━━ Information supplied

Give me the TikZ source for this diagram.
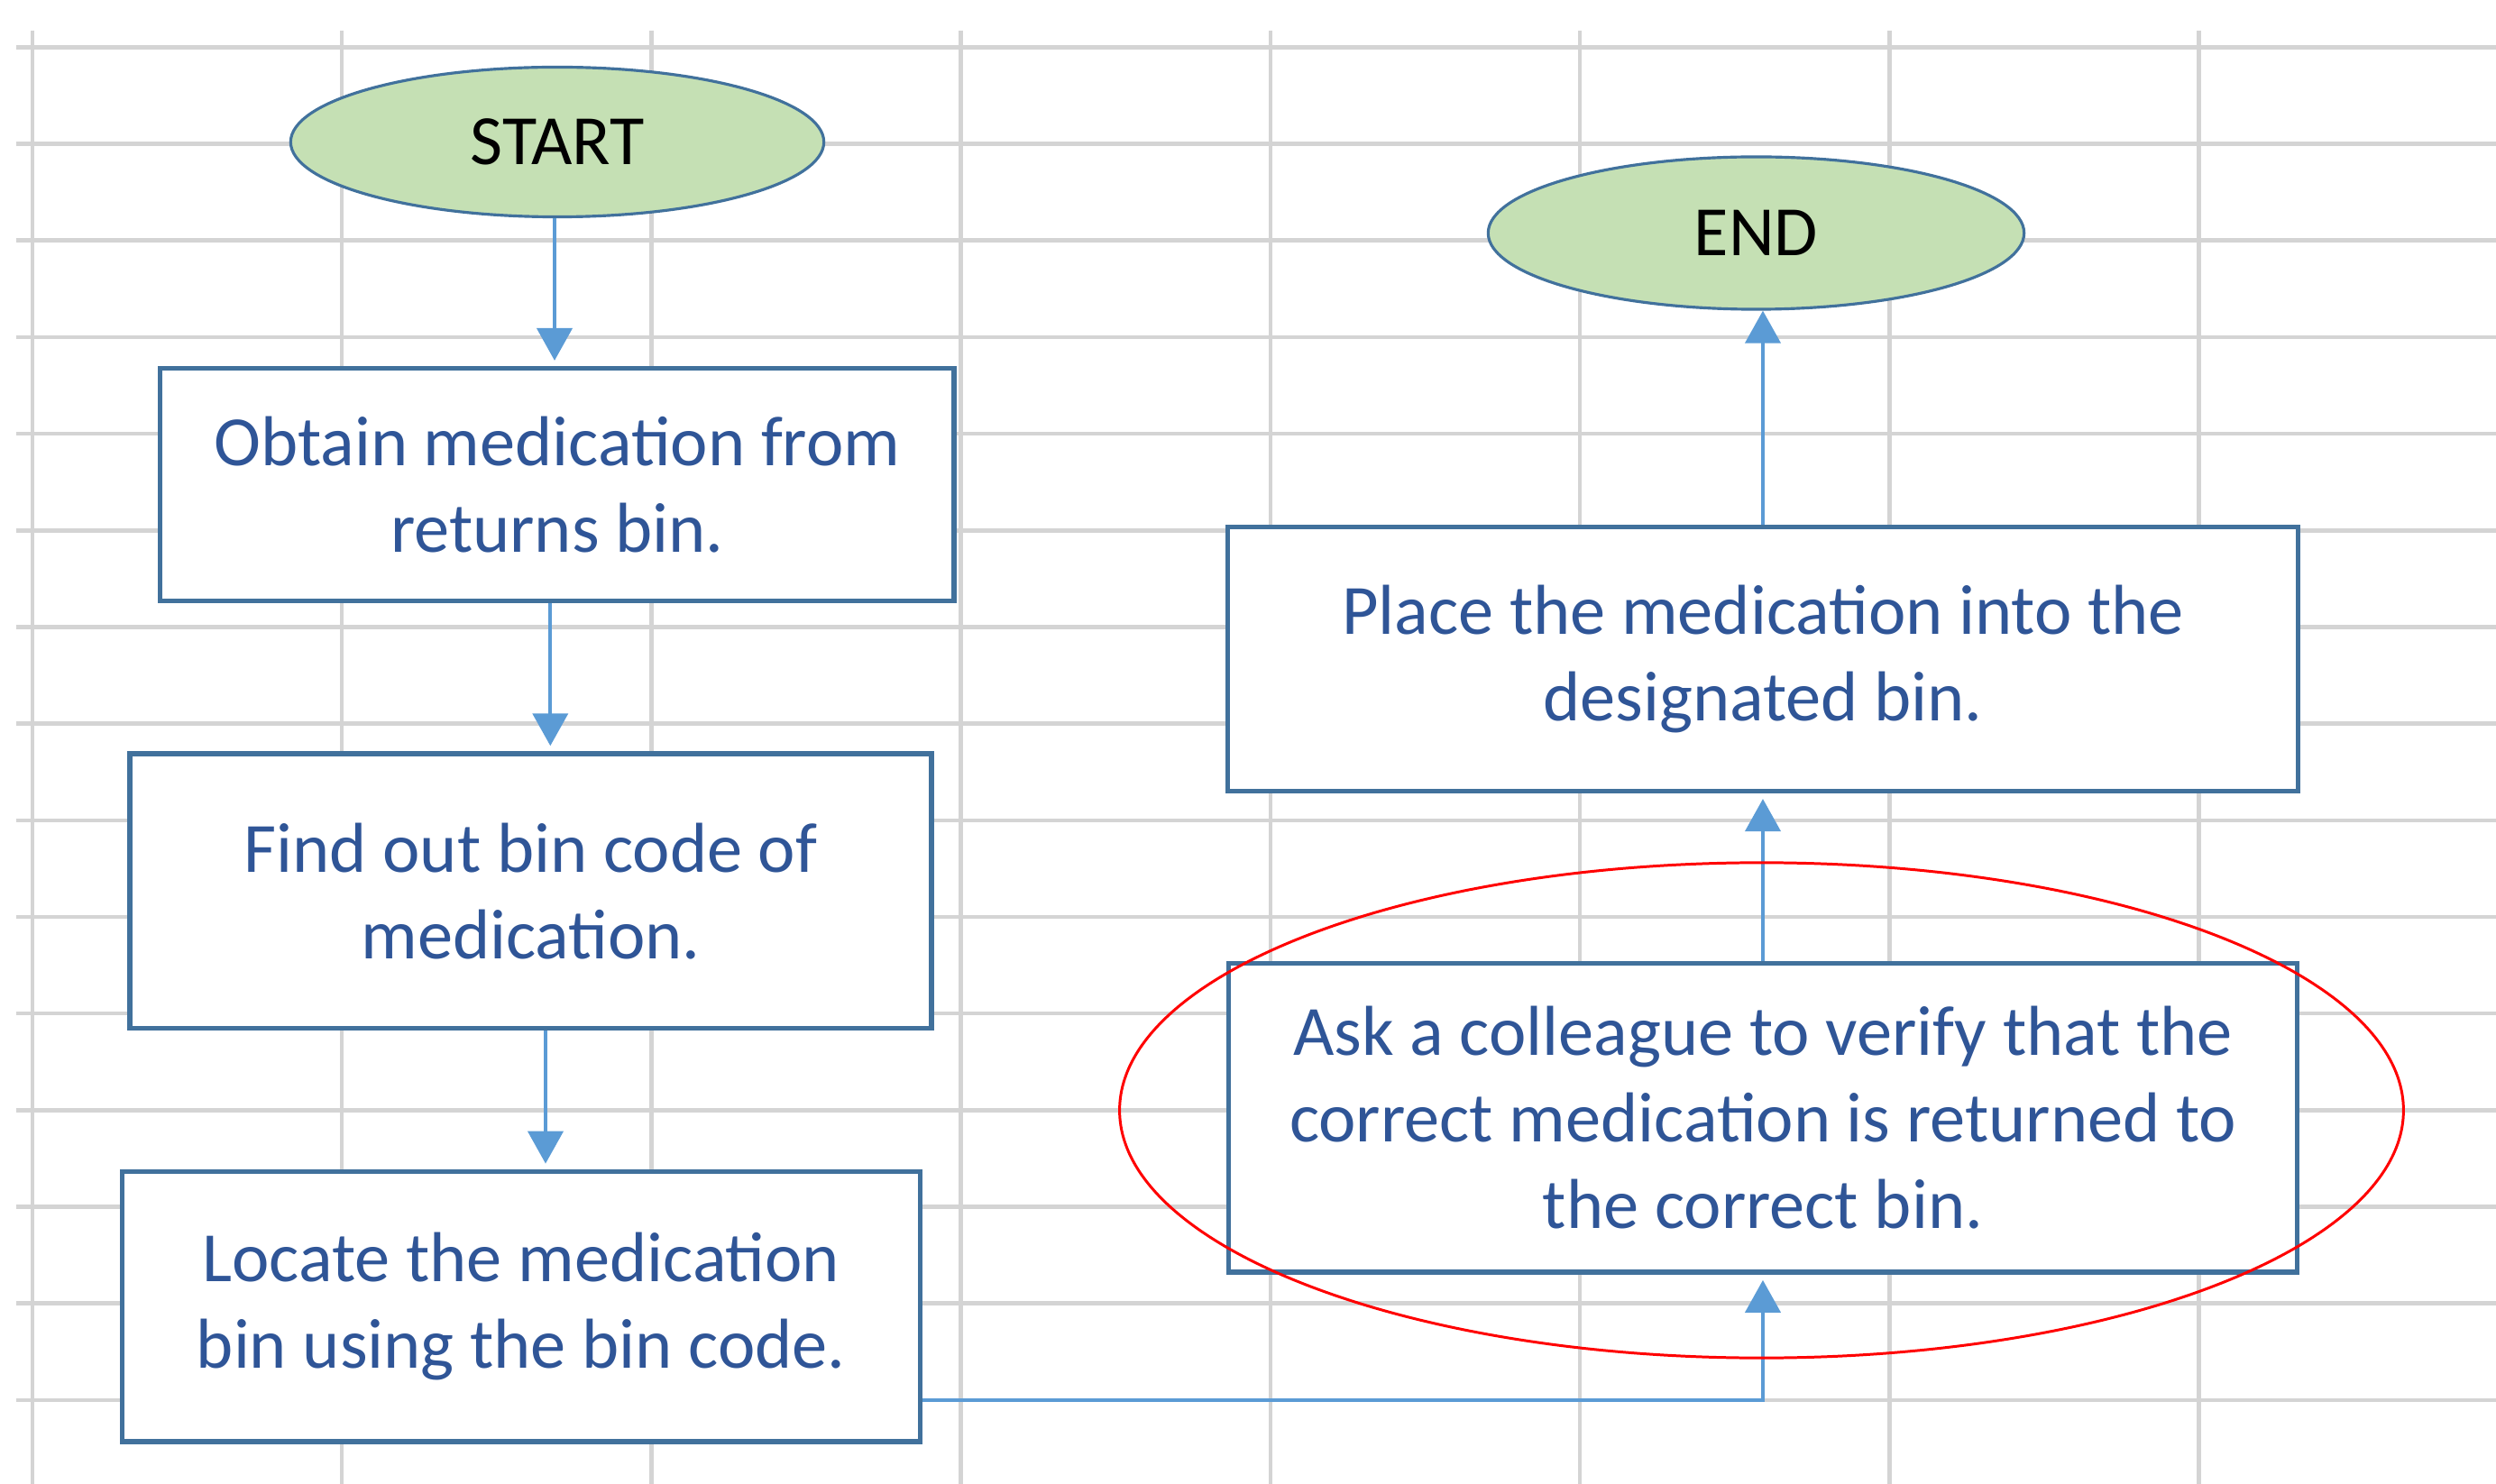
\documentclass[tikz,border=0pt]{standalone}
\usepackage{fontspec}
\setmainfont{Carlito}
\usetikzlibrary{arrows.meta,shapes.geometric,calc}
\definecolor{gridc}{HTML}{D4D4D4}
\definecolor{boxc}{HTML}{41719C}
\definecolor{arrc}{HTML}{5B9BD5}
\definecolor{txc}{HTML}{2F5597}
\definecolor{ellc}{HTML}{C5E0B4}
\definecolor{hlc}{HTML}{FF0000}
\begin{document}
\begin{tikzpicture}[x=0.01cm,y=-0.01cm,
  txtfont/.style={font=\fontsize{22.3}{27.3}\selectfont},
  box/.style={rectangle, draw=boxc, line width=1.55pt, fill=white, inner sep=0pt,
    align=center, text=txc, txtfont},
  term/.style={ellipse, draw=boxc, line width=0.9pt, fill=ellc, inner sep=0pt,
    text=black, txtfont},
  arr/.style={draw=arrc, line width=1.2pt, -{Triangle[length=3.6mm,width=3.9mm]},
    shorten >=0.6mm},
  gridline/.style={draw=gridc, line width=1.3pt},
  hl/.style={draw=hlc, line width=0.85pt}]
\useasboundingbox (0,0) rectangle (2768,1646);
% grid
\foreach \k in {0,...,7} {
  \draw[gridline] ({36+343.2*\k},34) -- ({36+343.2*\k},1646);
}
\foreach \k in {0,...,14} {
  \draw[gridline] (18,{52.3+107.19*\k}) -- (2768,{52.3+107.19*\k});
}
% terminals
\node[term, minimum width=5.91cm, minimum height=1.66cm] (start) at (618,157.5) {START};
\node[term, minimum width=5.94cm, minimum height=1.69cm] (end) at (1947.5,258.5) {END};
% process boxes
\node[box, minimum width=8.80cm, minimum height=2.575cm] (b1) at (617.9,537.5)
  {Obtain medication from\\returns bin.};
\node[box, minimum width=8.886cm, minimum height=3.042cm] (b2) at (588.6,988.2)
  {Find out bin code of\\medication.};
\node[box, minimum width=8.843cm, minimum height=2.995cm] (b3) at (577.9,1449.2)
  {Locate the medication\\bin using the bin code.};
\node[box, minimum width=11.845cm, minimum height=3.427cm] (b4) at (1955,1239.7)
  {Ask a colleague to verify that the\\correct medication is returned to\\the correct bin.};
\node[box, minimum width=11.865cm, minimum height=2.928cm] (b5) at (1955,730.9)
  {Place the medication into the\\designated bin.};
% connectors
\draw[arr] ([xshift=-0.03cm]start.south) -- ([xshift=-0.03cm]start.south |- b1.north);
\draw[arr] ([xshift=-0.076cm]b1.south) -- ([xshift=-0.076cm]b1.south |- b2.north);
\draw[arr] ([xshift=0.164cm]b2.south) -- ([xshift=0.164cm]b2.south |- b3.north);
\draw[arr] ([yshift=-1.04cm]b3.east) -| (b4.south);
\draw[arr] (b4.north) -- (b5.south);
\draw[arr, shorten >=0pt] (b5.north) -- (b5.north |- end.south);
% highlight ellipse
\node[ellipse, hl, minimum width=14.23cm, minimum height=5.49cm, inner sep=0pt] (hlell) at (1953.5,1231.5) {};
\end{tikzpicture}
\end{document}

━━━━

## Your objective
Please set down each line of the data above exactly as written, without the pictures.

## Task solution
Give me the TikZ source for this diagram.
\documentclass[tikz,border=0pt]{standalone}
\usepackage{fontspec}
\setmainfont{Carlito}
\usetikzlibrary{arrows.meta,shapes.geometric,calc}
\definecolor{gridc}{HTML}{D4D4D4}
\definecolor{boxc}{HTML}{41719C}
\definecolor{arrc}{HTML}{5B9BD5}
\definecolor{txc}{HTML}{2F5597}
\definecolor{ellc}{HTML}{C5E0B4}
\definecolor{hlc}{HTML}{FF0000}
\begin{document}
\begin{tikzpicture}[x=0.01cm,y=-0.01cm,
  txtfont/.style={font=\fontsize{22.3}{27.3}\selectfont},
  box/.style={rectangle, draw=boxc, line width=1.55pt, fill=white, inner sep=0pt,
    align=center, text=txc, txtfont},
  term/.style={ellipse, draw=boxc, line width=0.9pt, fill=ellc, inner sep=0pt,
    text=black, txtfont},
  arr/.style={draw=arrc, line width=1.2pt, -{Triangle[length=3.6mm,width=3.9mm]},
    shorten >=0.6mm},
  gridline/.style={draw=gridc, line width=1.3pt},
  hl/.style={draw=hlc, line width=0.85pt}]
\useasboundingbox (0,0) rectangle (2768,1646);
% grid
\foreach \k in {0,...,7} {
  \draw[gridline] ({36+343.2*\k},34) -- ({36+343.2*\k},1646);
}
\foreach \k in {0,...,14} {
  \draw[gridline] (18,{52.3+107.19*\k}) -- (2768,{52.3+107.19*\k});
}
% terminals
\node[term, minimum width=5.91cm, minimum height=1.66cm] (start) at (618,157.5) {START};
\node[term, minimum width=5.94cm, minimum height=1.69cm] (end) at (1947.5,258.5) {END};
% process boxes
\node[box, minimum width=8.80cm, minimum height=2.575cm] (b1) at (617.9,537.5)
  {Obtain medication from\\returns bin.};
\node[box, minimum width=8.886cm, minimum height=3.042cm] (b2) at (588.6,988.2)
  {Find out bin code of\\medication.};
\node[box, minimum width=8.843cm, minimum height=2.995cm] (b3) at (577.9,1449.2)
  {Locate the medication\\bin using the bin code.};
\node[box, minimum width=11.845cm, minimum height=3.427cm] (b4) at (1955,1239.7)
  {Ask a colleague to verify that the\\correct medication is returned to\\the correct bin.};
\node[box, minimum width=11.865cm, minimum height=2.928cm] (b5) at (1955,730.9)
  {Place the medication into the\\designated bin.};
% connectors
\draw[arr] ([xshift=-0.03cm]start.south) -- ([xshift=-0.03cm]start.south |- b1.north);
\draw[arr] ([xshift=-0.076cm]b1.south) -- ([xshift=-0.076cm]b1.south |- b2.north);
\draw[arr] ([xshift=0.164cm]b2.south) -- ([xshift=0.164cm]b2.south |- b3.north);
\draw[arr] ([yshift=-1.04cm]b3.east) -| (b4.south);
\draw[arr] (b4.north) -- (b5.south);
\draw[arr, shorten >=0pt] (b5.north) -- (b5.north |- end.south);
% highlight ellipse
\node[ellipse, hl, minimum width=14.23cm, minimum height=5.49cm, inner sep=0pt] (hlell) at (1953.5,1231.5) {};
\end{tikzpicture}
\end{document}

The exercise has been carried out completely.